By the end of the 1890s, Thomas Edison had spent nearly ten years and more than two million dollars attempting to build an industry around the mining of low-grade iron ore. Deeply in debt, Edison shuttered his operations, but in true Edison fashion, saw new opportunity rise from the dust of his failed mining venture.
Cementing a Legacy
Cement had been used for centuries, but in the early 1800s, a British stonemason named Joseph Aspdin devised a recipe of carefully proportioned ingredients to make a stronger and more durable version, which he called Portland. By the late nineteenth century, as people found new uses for the material, U.S. demand for Portland cement grew. Thomas Edison's initial exposure to the industry began with selling waste sand from his ore separator to cement manufacturers. When his mining operations failed, Edison saw an opportunity for his rock crushing technology to be used in the growing cement industry and founded the Edison Portland Cement Company.

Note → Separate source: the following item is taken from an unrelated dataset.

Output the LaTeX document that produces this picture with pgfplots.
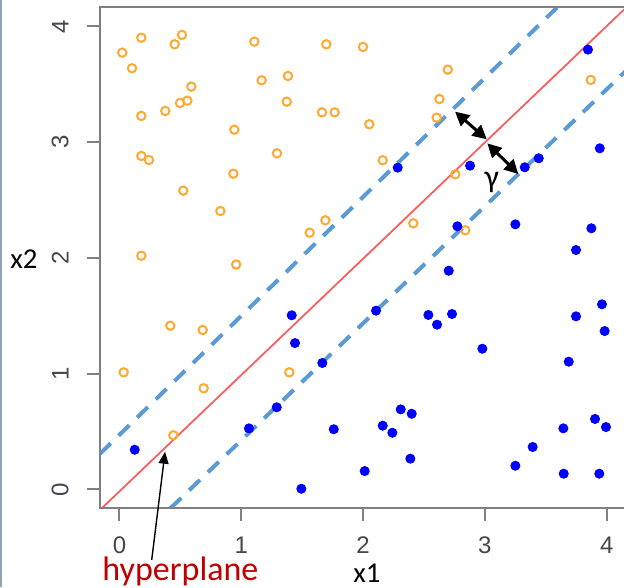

By 1907, Edison had constructed another plant in northern New Jersey. His new company was on its way to becoming America’s largest cement producer, partially due to Edison's redesign of the rotatory kilns used in cement-making. Edison's kilns operated so efficiently, they set new industry standards and ultimately led to the overproduction of cement, making it unprofitable.
Hoping to drive demand, Edison explored new uses for the building material. One grand experiment attempted to solve the shortage of affordable housing for working class families. Using giant iron molds, Edison created entire houses of cement at the rate of one per day. Ultimately, mass-producing houses with Edison's process proved too expensive for builders to adopt. However, the Edison Portland Cement Company eventually profited from the general expansion of cement use in infrastructure, and Edison was able to repay the debt incurred from his ore mining ventures.
On that windy day in late September, 1928, Henry Ford cast a block of Portland cement at the future site of the museum he dedicated to Thomas Edison. The cement cornerstone -- made with blast-furnace slag, a stony waste material separated out of metal during the ore refining process — represented more than Edison’s technological contributions. The cornerstone embodied Edison's life-long relationship with failure and success, from electric lighting to ore mining to Portland cement. The very cement that shaped the block not only captured Edison's signature, but also his defining characteristic: the ability to turn failure into opportunity.